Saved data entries
⁂

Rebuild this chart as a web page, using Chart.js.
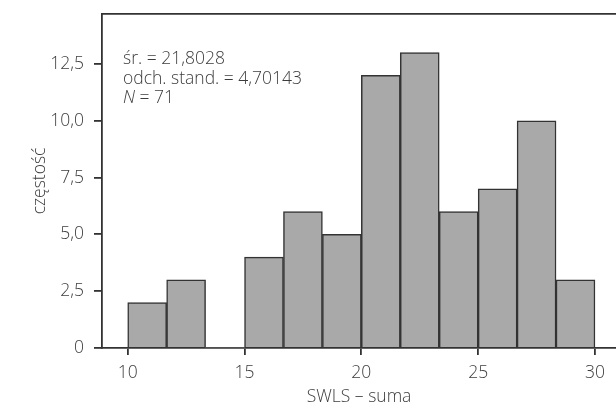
<!DOCTYPE html>
<html>
<head>
<meta charset="utf-8">
<script src="https://cdn.jsdelivr.net/npm/chart.js@4"></script>
<style>
  html, body { margin: 0; padding: 0; background: #fff; }
  #wrap { width: 616px; height: 406px; position: relative; }
</style>
</head>
<body>
<div id="wrap"><canvas id="hist"></canvas></div>
<script>
// Histogram SWLS – suma (przedziały i liczebności)
const binEdges = [10, 11.667, 13.333, 15, 16.667, 18.333, 20, 21.667, 23.333, 25, 26.667, 28.333, 30];
const counts = [2, 3, 0, 4, 6, 5, 12, 13, 6, 7, 10, 3];
const xTicks = [10, 15, 20, 25, 30];
const yTicks = [0, 2.5, 5, 7.5, 10, 12.5];
const statsLines = ['śr. = 21,8028', 'odch. stand. = 4,70143', '= 71'];

const FONT = "'Open Sans', 'DejaVu Sans', sans-serif";
const TEXT = '#3c3c3c';
const LINE = '#333';
const FSIZE = 17.5;
const FW = 300;

const fmt = (v) => v === 0 ? '0' : v.toFixed(1).replace('.', ',');

const points = counts.map((c, i) => ({ x: (binEdges[i] + binEdges[i + 1]) / 2, y: c }));

// Tekst ze statystykami w lewym górnym rogu
const statsBox = {
  id: 'statsBox',
  afterDraw(chart) {
    const { ctx, chartArea } = chart;
    const x = chartArea.left + 21;
    let y = chartArea.top + 50;
    ctx.save();
    ctx.fillStyle = TEXT;
    ctx.textBaseline = 'alphabetic';
    ctx.font = `${FW} ${FSIZE}px ${FONT}`;
    ctx.fillText(statsLines[0], x, y);
    y += 19.5;
    ctx.fillText(statsLines[1], x, y);
    y += 19.5;
    ctx.font = `italic ${FW} ${FSIZE}px ${FONT}`;
    ctx.fillText('N', x, y);
    const w = ctx.measureText('N ').width;
    ctx.font = `${FW} ${FSIZE}px ${FONT}`;
    ctx.fillText(statsLines[2], x + w, y);
    ctx.restore();
  },
};

new Chart(document.getElementById('hist'), {
  type: 'bar',
  data: {
    datasets: [{
      data: points,
      backgroundColor: '#a9a9a9',
      borderColor: LINE,
      borderWidth: (ctx) => (ctx.raw && ctx.raw.y > 0 ? 1.5 : 0),
      borderSkipped: 'start',
      barPercentage: 1,
      categoryPercentage: 1,
    }],
  },
  options: {
    responsive: true,
    maintainAspectRatio: false,
    animation: false,
    layout: { padding: { top: 13, right: 0, bottom: 0, left: 0 } },
    plugins: {
      legend: { display: false },
      tooltip: { enabled: false },
    },
    scales: {
      x: {
        type: 'linear',
        min: 8.9,
        max: 30.9,
        offset: false,
        afterBuildTicks: (s) => { s.ticks = xTicks.map((v) => ({ value: v })); },
        afterFit: (s) => { s.height = 58; },
        border: { display: true, color: LINE, width: 1.8 },
        grid: { offset: false, drawOnChartArea: false, drawTicks: true, tickLength: 7, color: LINE, lineWidth: 1.8 },
        ticks: { color: TEXT, font: { family: FONT, size: FSIZE, weight: FW }, padding: 8, maxRotation: 0 },
        title: {
          display: true,
          text: 'SWLS – suma',
          color: TEXT,
          font: { family: FONT, size: FSIZE, weight: FW, lineHeight: 1 },
          padding: { top: 1, bottom: 0 },
        },
      },
      xTop: {
        type: 'linear',
        position: 'top',
        min: 8.9,
        max: 30.9,
        offset: false,
        afterFit: (s) => { s.height = 1; },
        border: { display: true, color: LINE, width: 1.8 },
        grid: { display: false },
        ticks: { display: false },
      },
      y: {
        min: 0,
        max: 14.7,
        afterBuildTicks: (s) => { s.ticks = yTicks.map((v) => ({ value: v })); },
        afterFit: (s) => { s.width = 102; s.paddingTop = 0; s.paddingBottom = 0; },
        border: { display: true, color: LINE, width: 1.8 },
        grid: { drawOnChartArea: false, drawTicks: true, tickLength: 8, color: LINE, lineWidth: 1.8 },
        ticks: {
          color: TEXT,
          font: { family: FONT, size: FSIZE, weight: FW },
          padding: 10,
          callback: (v) => fmt(v),
        },
        title: {
          display: true,
          text: 'częstość',
          color: TEXT,
          font: { family: FONT, size: FSIZE, weight: FW },
          padding: { top: 30, bottom: 0 },
        },
      },
    },
  },
  plugins: [statsBox],
});
</script>
</body>
</html>
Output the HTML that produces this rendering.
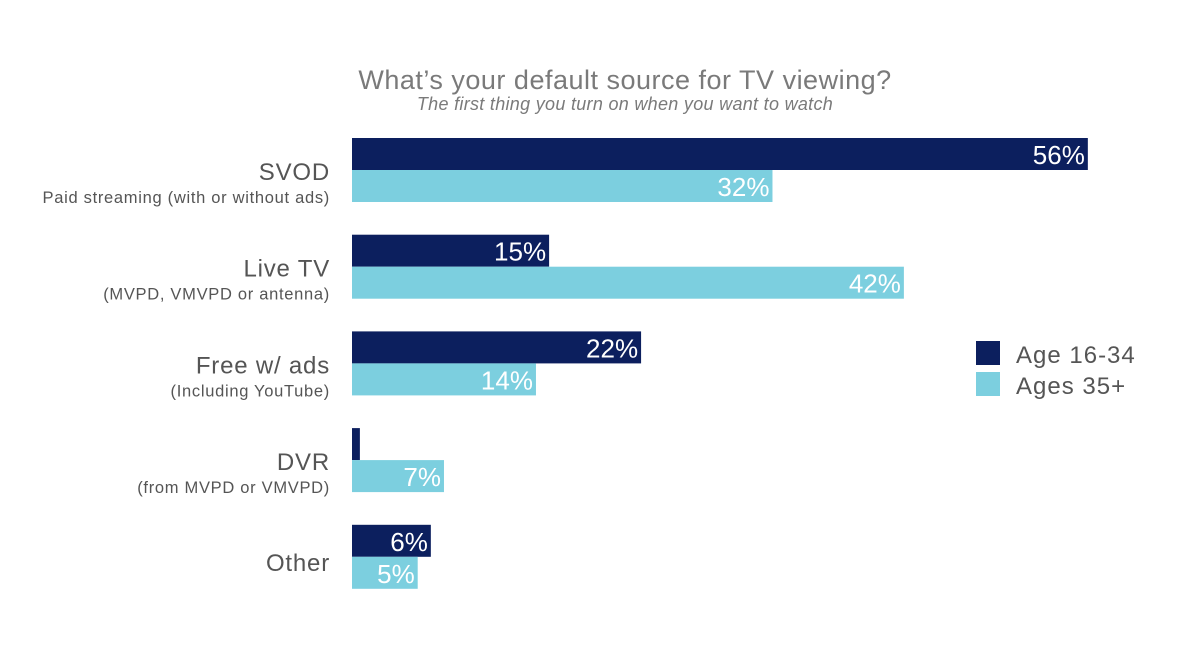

⁂

*Directions*
Pull out every line above that holds the word "this".

*Output of the exercise*
Rebuild this chart as a web page, using Chart.js.
Output the HTML that produces this rendering.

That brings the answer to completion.